SOMETHING FOR NOTHING

Luck in America

by Jackson Lears

Pub Date: Feb. 1st, 2003
ISBN: 0-670-03173-9
Publisher: Viking

Cultural historian Lears (Fables of Abundance, 1994, etc.) thoughtfully reviews the American reverence for grace, fortune, and luck all the way from primeval casting of lots down to last week’s bingo in the church basement.

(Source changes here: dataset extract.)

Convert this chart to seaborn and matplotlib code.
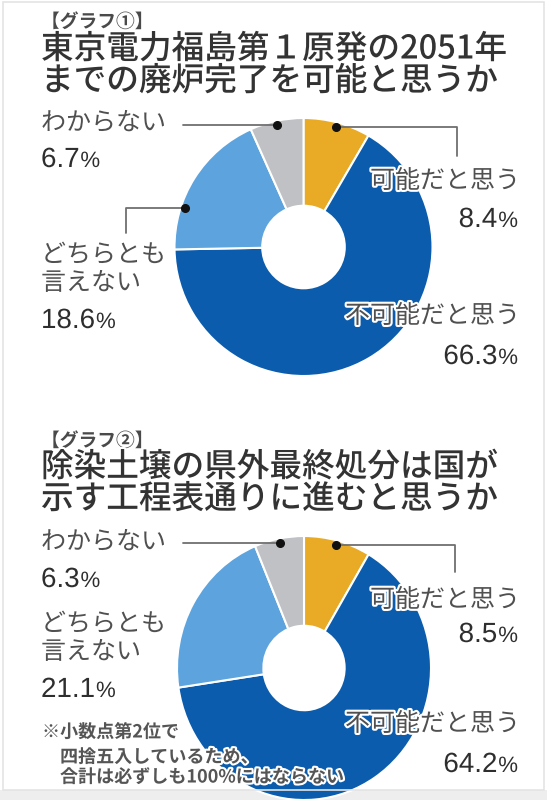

The Polynesians called the embodiment of nature’s forces in a human being “mana,” a word the author appropriates to describe the beneficent impact of luck. His report covers just how Native Americans engaged in sortilege and how that numbers game produced dream books. Lears (History/Rutgers Univ.) retells tales of famed gamblers and recaptures the frisson of encounters with African-American tricksters from a strange world. He delineates the American history of magic, religion, folkways, and more. Literature, philosophy, psychology, cosmology, film, and fable are conflated in a learned stew. De Tocqueville appears for a few comments, and the author checks out the art of George Caleb Bingham. Diamond Jim Brady stands cheek by jowl with Anthony Comstock. Darwin and Rockefeller, Huck Finn and Dr. Faust, Walter Benjamin and such household names as Tristan Tzara and Miguel de Unamuno all make appearances. Nick the Greek, Damon Runyon, and a host of colorful folk with their voodoo bags and sacred bundles contribute to the collected signs, portents, mojo, and grisgris. Finally, Lears considers Manichean politicos and postmodern tricksters like architect Frank Gehry. Fresh from the dust of antique books and obscure magazines, our author has clearly done a great deal more than adequate research in an apparent attempt to encompass all of our national civilization under one mysterious rubric.

Likely to put the casual reader in fear of a pop quiz: well written, but too much of a good thing.